The ‘gold standard’ of treatment currently when we lose a single tooth is a dental implant. Technology today has allowed dentists and surgeons to place implants accurately and more reliably. Getting implants is the ideal way to replace a tooth, but it may not be an option for every patient. Below are a few dental implant alternatives.
Bridges are a great option for patients who don’t qualify for implants. A bridge is a common dental restoration that can replace one or more missing teeth by literally bridging the gap they left behind.
A fixed bridge is permanently cemented in and can only be removed by a dentist. It consists of false teeth called “pontics” in the middle and one or more anchoring crowns called “abutment” teeth on either side. The pontics fill in the gap while the abutment teeth are secured to the natural teeth adjacent to the gap, holding the bridge in place.
To connect the bridge to the neighboring natural teeth, the natural teeth must be shaved/filed down in order to provide space for the crowns to correctly align with opposing teeth and enough surface area to enable a strong bond/connection. The natural teeth must be relatively healthy for this to work. The biggest downside to this process is that it is irreversible. Once the natural teeth are modified, they cannot be used as regular teeth ever again.
Bridges offer a very natural look. They can be used to improve the color and shape of the teeth being replaced or covered up. Modern porcelain is extremely sophisticated and a skilled dental technician can fabricate a bridge that will closely mimic the natural translucencies and multiple shades found in natural teeth.
A partial denture is a removable dental appliance that can be held in place by the adjacent teeth or with clasps that fit around existing teeth.
This option is a good dental implant alternative because it’s less invasive. There is no need for the adjacent teeth to be ground down, but it’s nowhere near as stable as implants, which may affect your ability to eat and speak. A partial denture is considerably less expensive, but it will not provide the same aesthetic results or functionality compared to an implant-supported tooth. Bone loss in the jaw can affect the stability of the partial denture and the adjacent teeth.
A well-designed partial denture could help improve your speech, and it’s often possible to add false teeth to this denture if you happen to lose more teeth. The technique to make and fit one is minimally invasive. If it includes clasps or a precision attachment then your dentist may need to adapt these teeth accordingly in order to ensure the clasps fit snugly or that a tooth can be crowned to fit the precision attachment.
A removable complete denture is supported by the gums, resting on the area that used to hold your natural teeth. It is a low-cost and non-invasive alternative to dental implant restoration, but dentures can often be uncomfortable and unstable.

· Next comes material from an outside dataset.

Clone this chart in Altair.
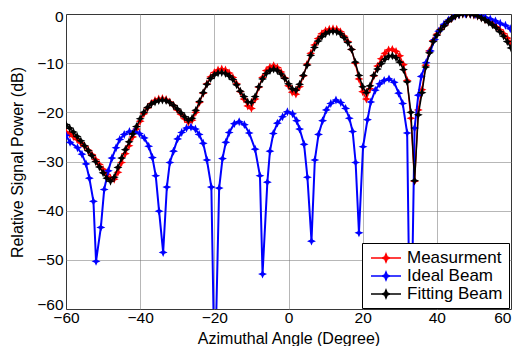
import altair as alt
import pandas as pd

angles = list(range(-60, 61))

measured = [
    -24.0, -24.4, -24.9, -25.5, -26.2, -26.9, -27.7, -28.6, -29.6, -30.6,
    -31.6, -32.6, -33.4, -33.6, -32.2, -30.2, -28.4, -26.8, -25.0, -23.4,
    -21.8, -20.3, -19.1, -18.2, -17.6, -17.3, -17.2, -17.4, -17.9, -18.6,
    -19.5, -20.4, -21.3, -22.0, -21.6, -20.0, -18.0, -16.1, -14.2, -12.8,
    -11.9, -11.4, -11.2, -11.4, -12.0, -12.9, -14.2, -15.8, -17.3, -18.7,
    -19.2, -17.3, -14.9, -12.9, -11.5, -10.8, -10.5, -10.9, -11.8, -13.0,
    -14.6, -15.9, -16.3, -14.8, -12.6, -10.2, -8.0, -6.3, -5.0, -4.0,
    -3.4, -3.1, -3.0, -3.1, -3.6, -4.5, -5.6, -7.2, -10.0, -13.2,
    -15.8, -17.3, -15.2, -12.6, -10.6, -9.1, -8.0, -7.3, -7.2, -7.6,
    -8.5, -10.3, -13.5, -21.2, -34.0, -19.5, -15.4, -10.4, -7.5, -5.4,
    -4.1, -3.1, -2.3, -1.5, -0.9, -0.4, -0.1, 0.0, 0.0, -0.05,
    -0.2, -0.4, -0.7, -1.1, -1.5, -2.0, -2.6, -3.2, -4.0, -4.9, -5.9,
]

fitting = [
    -22.5, -23.2, -24.0, -24.9, -25.8, -26.8, -27.8, -28.8, -30.0, -31.1,
    -32.3, -33.4, -34.0, -33.2, -31.2, -29.3, -27.6, -26.0, -24.4, -22.9,
    -21.3, -20.0, -19.0, -18.3, -17.9, -17.6, -17.5, -17.6, -18.0, -18.6,
    -19.3, -20.1, -20.9, -21.6, -21.2, -19.6, -17.8, -16.0, -14.3, -13.1,
    -12.4, -12.0, -11.9, -12.1, -12.6, -13.3, -14.4, -15.7, -16.8, -17.9,
    -18.0, -16.8, -14.8, -13.2, -12.1, -11.5, -11.2, -11.5, -12.2, -13.1,
    -14.2, -15.2, -15.5, -14.3, -12.5, -10.4, -8.4, -6.8, -5.5, -4.6,
    -4.0, -3.6, -3.5, -3.6, -4.0, -4.8, -5.8, -7.2, -9.8, -12.5,
    -14.8, -16.0, -14.6, -12.5, -11.2, -10.1, -9.2, -8.6, -8.5, -8.9,
    -9.8, -11.3, -13.8, -20.0, -33.9, -20.5, -16.0, -10.8, -7.9, -5.6,
    -4.3, -3.2, -2.4, -1.5, -0.9, -0.4, -0.15, 0.0, 0.0, -0.05,
    -0.15, -0.4, -0.8, -1.2, -1.7, -2.2, -2.8, -3.6, -4.5, -5.6, -6.9,
]

ideal_angle = [
    -60.0, -58.9, -56.9, -55.7, -54.6, -53.7, -52.6, -51.9, -50.6, -49.7,
    -48.6, -47.6, -46.5, -45.5, -44.3, -42.9, -41.6, -40.2, -38.9, -37.7,
    -36.7, -35.8, -34.9, -33.8, -32.8, -32.0, -31.0, -29.9, -28.8, -27.5,
    -26.3, -25.1, -24.1, -23.0, -22.0, -20.8, -19.9, -18.7, -17.8, -16.9,
    -16.0, -14.6, -13.3, -11.9, -10.6, -9.0, -7.7, -7.0, -5.7, -5.0,
    -4.1, -3.0, -1.6, -0.3, 1.1, 2.2, 3.0, 4.2, 5.1, 6.2,
    7.1, 8.1, 9.2, 10.2, 11.4, 12.8, 14.1, 15.4, 16.4, 17.3,
    18.1, 19.0, 20.1, 21.3, 22.2, 23.4, 24.6, 25.8, 27.1, 28.5,
    29.7, 30.8, 32.0, 32.9, 34.0, 35.0, 35.8, 37.1, 38.3, 39.4,
    40.5, 41.9, 43.2, 44.6, 45.9, 47.7, 49.1, 50.4, 51.8, 53.1,
    54.4, 55.8, 57.1, 58.5, 59.8,
]
ideal_power = [
    -24.7, -26.1, -27.2, -28.5, -30.5, -33.4, -38.1, -50.3, -43.4, -35.7,
    -31.9, -29.3, -27.2, -25.5, -24.5, -23.9, -23.9, -24.3, -25.2, -26.9,
    -29.2, -32.9, -40.1, -48.5, -35.2, -30.2, -27.9, -25.4, -24.1, -23.2,
    -23.0, -23.4, -24.5, -26.3, -29.7, -35.2, -75.0, -35.4, -29.4, -26.1,
    -24.1, -22.3, -21.9, -22.5, -24.2, -27.5, -32.9, -52.9, -34.2, -27.9,
    -24.3, -22.2, -20.9, -19.9, -20.3, -21.7, -23.4, -26.5, -33.2, -46.2,
    -29.7, -24.5, -21.7, -19.5, -18.2, -17.5, -18.0, -19.2, -21.2, -23.9,
    -30.2, -44.5, -27.0, -21.5, -17.9, -15.5, -14.2, -13.5, -13.2, -13.9,
    -16.1, -18.2, -24.2, -75.0, -23.2, -16.5, -12.7, -9.9, -7.5, -5.2,
    -3.5, -2.1, -1.2, -0.5, -0.1, 0.0, 0.0, -0.1, -0.3, -0.7,
    -1.0, -1.4, -1.9, -2.3, -3.0,
]

series_names = ["Measurment", "Ideal Beam", "Fitting Beam"]
series_colors = ["#ff0000", "#0000ff", "#000000"]
x_ticks = [-60, -40, -20, 0, 20, 40, 60]
y_ticks = [0, -10, -20, -30, -40, -50, -60]

rows = []
for a, p in zip(angles, measured):
    rows.append({"angle": a, "power": p, "series": "Measurment"})
for a, p in zip(ideal_angle, ideal_power):
    rows.append({"angle": a, "power": p, "series": "Ideal Beam"})
for a, p in zip(angles, fitting):
    rows.append({"angle": a, "power": p, "series": "Fitting Beam"})
df = pd.DataFrame(rows)

FONT = "Liberation Sans"
STAR = "M0,-1L0.3,-0.3L1,0L0.3,0.3L0,1L-0.3,0.3L-1,0L-0.3,-0.3Z"
LEG = ("M-0.75,0L3,0"
       "M1.125,-0.5L1.265,-0.14L1.625,0L1.265,0.14L1.125,0.5L0.985,0.14L0.625,0L0.985,-0.14Z")

xenc = alt.X("angle:Q", scale=alt.Scale(domain=[-60, 60], nice=False, zero=False),
             axis=alt.Axis(values=x_ticks, title="Azimuthal Angle (Degree)",
                           labelFlush=False, labelPadding=1, labelFontSize=15.5,
                           labelAlign={"condition": {"test": "datum.value == 60", "value": "right"},
                                       "value": "center"},
                           titleY=34, titleBaseline="alphabetic", titleFontSize=16))
yenc = alt.Y("power:Q", scale=alt.Scale(domain=[-60, 0], nice=False, zero=False),
             axis=alt.Axis(values=y_ticks, title="Relative Signal Power (dB)",
                           labelPadding=3, labelFlush=False, labelFontSize=15.5,
                           labelOffset={"condition": [
                               {"test": "datum.value == 0", "value": 2},
                               {"test": "datum.value == -60", "value": -5}],
                               "value": 0},
                           titleX=-44, titleY=148, titleAngle=-90, titleFontSize=16,
                           titleBaseline="alphabetic", titleAlign="center"))
cenc = alt.Color("series:N", scale=alt.Scale(domain=series_names, range=series_colors),
                 legend=alt.Legend(title=None, orient="none", legendX=296, legendY=229,
                                   symbolType=LEG, symbolSize=256, symbolStrokeWidth=1.5,
                                   labelFontSize=17, labelFont=FONT, labelColor="black",
                                   labelOffset=21, padding=6, rowPadding=1,
                                   strokeColor="black", fillColor="white",
                                   cornerRadius=0))

layers = []
for name, w in zip(series_names, [1.5, 2.0, 1.5]):
    base = alt.Chart(df).transform_filter(alt.datum.series == name)
    line = base.mark_line(clip=True, strokeWidth=w).encode(
        x=xenc, y=yenc, color=cenc, order="angle:Q")
    pts = base.mark_point(clip=True, shape=STAR, filled=True, size=80, opacity=1).encode(
        x=xenc, y=yenc, color=cenc)
    layers += [line, pts]

chart = alt.layer(*layers).properties(
    width=445, height=295,
    autosize=alt.AutoSizeParams(type="none"),
    padding={"left": 58, "top": 6, "right": 1, "bottom": 37},
).configure_view(stroke="black", strokeWidth=1).configure_axis(
    grid=True, gridColor="#6f6f6f", gridDash=[1, 1], gridWidth=1, gridOpacity=1,
    domain=False, ticks=False, labelFont=FONT, labelColor="black",
    titleFont=FONT, titleFontWeight="normal", titleColor="black",
)

chart.save("out.html", embed_options={"renderer": "svg", "actions": False})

They are usually large and bulky which can affect your ability to taste food properly, and your choice of foods will be more limited, as certain foods cannot be chewed properly with dentures.
A complete denture is a quick and cost-effective way to help increase self-confidence and to immediately improve appearance. It replaces teeth that may have been missing, worn down, or decayed, and a properly designed complete denture will provide the correct amount of support for the muscles in the cheeks and lips. This helps maintain facial structure, or if you have been missing teeth for many years, then it may improve your facial appearance.